I did some work on this this morning, and yes it is clear that mavlink routing needs to be tidied up.
Purely looking at the translator from mavlink to frsky passthru, there are a few special situations where I need to request information from the FC, for example mission waypoints, and optionally battery capacity. In those circumstances, with only one mavlink connection, I got away with simple fudging of sysid and compid. Mavlink routing was a non-issue.
Then we add WiFi and BT I/O, and as long as we simply pass across the packets one-to-one, routing should remain intact, as long as we are data agnostic. We don’t change anything in the packets and they simply go point to point.
Now we go a step further, and implement multiple clients, and multiple GCSs, and routing is definitely required, and in between the normal traffic now, I still might request data from the FC as described above with fudged sysid and compid.
I have used this documentation now as the basis for tracking source and target identities, and generally tightened up on my own internal requests for data from the FC (or the GCS).
Further, up to now, I have used a mock heartbeat to the FC to trigger data flow when no GCS is present. This is still in place, but stops when at least one GCS comes on line and triggers telemetry flow.
Nevertheless, I’m still seeing “Already Got param” from time to time. I compared the Mission Planner TLog (extracts) with my own debug log, and they match exactly. MP requests all the parameters, appears the get them all correctly, but still asks for certain parameters to be resent. These parameters are requested twice each, and two replacements arrive. Why twice I don’t know, but the MP logs and my logs show the same thing.

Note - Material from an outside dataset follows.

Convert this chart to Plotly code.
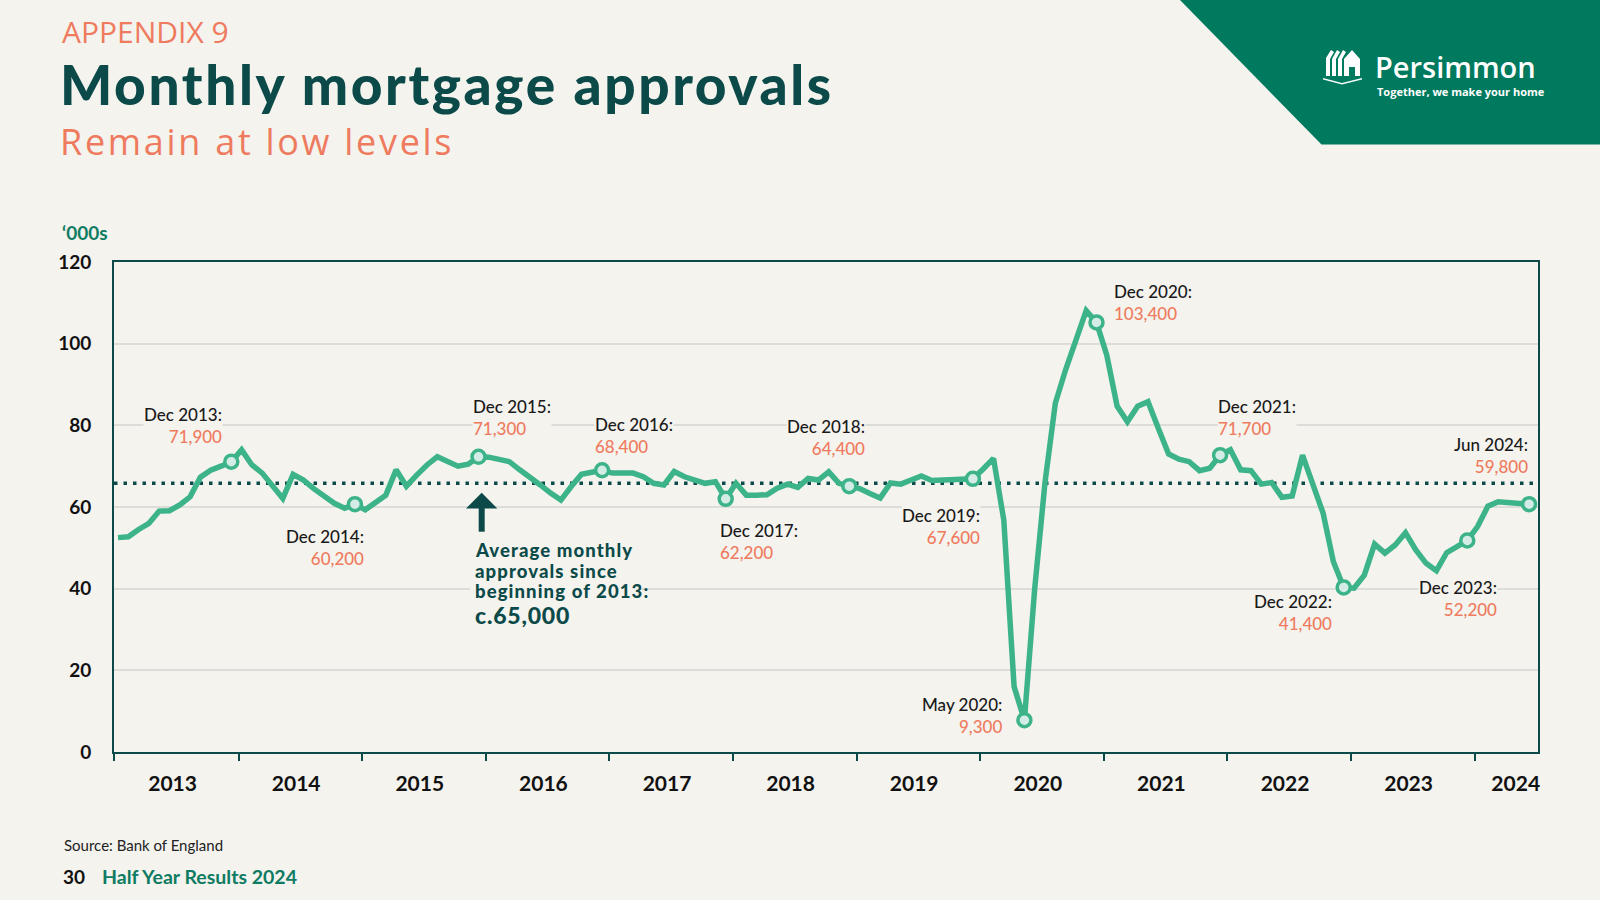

I have stashed some of the debug logs here. It might expire in a few days.
0x16 is a spreadsheet extracted from the TLog containing all the downloaded parameters.
0x14 is a spreadsheet extracted from the TLog containing all the parameter resend requests for mission planner.
mav2pt_debug_log.txt is self explanatory.
These logs are from tests using TCP, with a single STA connection through the lan to Mission Planner on a PC. When using UDP the results are the same.
EDIT:
I have used ESP8266 extensively, and for best results always used the HW flow control. Without it the serial link can drop a lot of packets.
I should do some tests with RTS/CTS cabled and implemented.